Brexit won’t affect Turkey’s exports to UK and EU: Minister
ANKARA
What matters most in trade was mutual interests, Customs and Trade Minister Bülent Tüfenkçi told Anadolu Agency, highlighting that there would always be a market as long as quality products and competitive prices existed.
Noting that the EU was not “irreplaceable,” he said the bloc would now have to revise its strategies and policies following the U.K. vote.
Turkey “respects the [British] people’s decision,” Tüfenkçi said.
On June 23, almost 52 percent of the U.K.’s-registered voters opted to leave the EU in a historic referendum which was dubbed Brexit.
Brexit has sparked worries across European capitals over the political future of the bloc.

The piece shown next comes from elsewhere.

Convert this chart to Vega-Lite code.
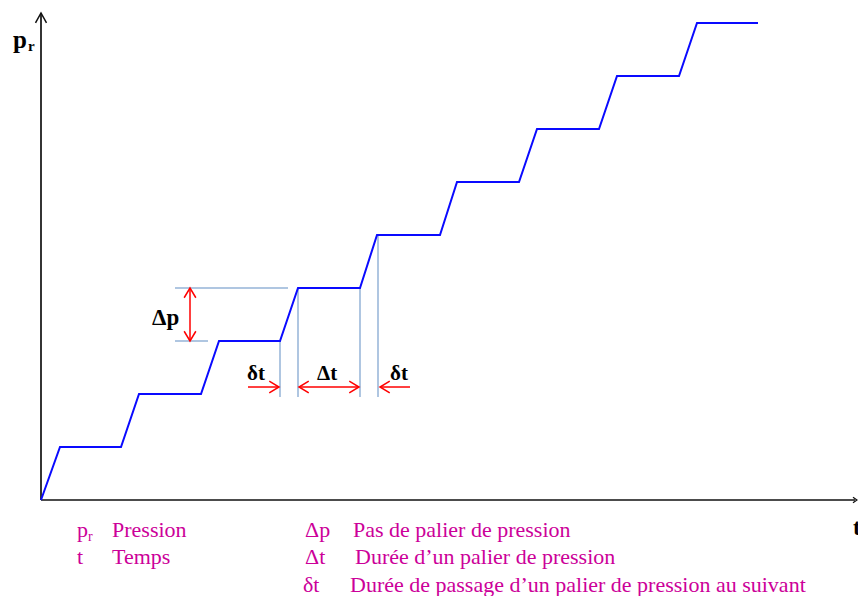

“What is important for us is to improve our democracy and economy by diversifying production and markets,” the minister said.
Tüfenkçi also said the EU could increase its power by granting membership to Turkey, which he noted had fulfilled most of the criteria outlined in its accession negotiations.
“We are expecting a sincere approach from the EU while we have been sincerely working to fulfill the criteria in our EU accession process,” he said.
Britain’s shock vote to pull out of the EU wiped $2.1 trillion from global equity markets only on June 24 as traders panicked in the face of a new threat to the global economy.
Investors fled to the safety of gold, the yen and blue-chip bonds as the seismic shift in the structure of Europe left many huge questions hanging, including who will lead Britain following the resignation of Prime Minister David Cameron.
The Brexit vote sparked eight percent losses in the Tokyo and Paris bourses, nearly seven percent in Frankfurt and more than three percent in London and New York.
Central banks stepped in to bolster confidence, promising to inject liquidity where needed and appearing to mitigate some of the sharpest losses.
Still, the pound crashed 10 percent to a 31-year low at one point, before rebounding slightly for a 9.1 percent loss against the greenback in late trade.
The euro also plummeted, dropping 2.6 percent on the dollar.
Benefitting from a massive safety selloff, gold jumped nearly five percent and the yen surged 4.2 percent against the dollar and 7.0 percent on the euro. The dollar at one point fell below 100 yen for the first time since November 2013.
US 10-year treasury bond yields hit their lowest since 2012 at 1.42 percent before edging higher, while the German 10-year bund fell into negative territory for the second time in history.
Analysts say the split of Britain with the EU could slow trade and investment in the country and hit its key financial industry, possibly pushing the economy into recession.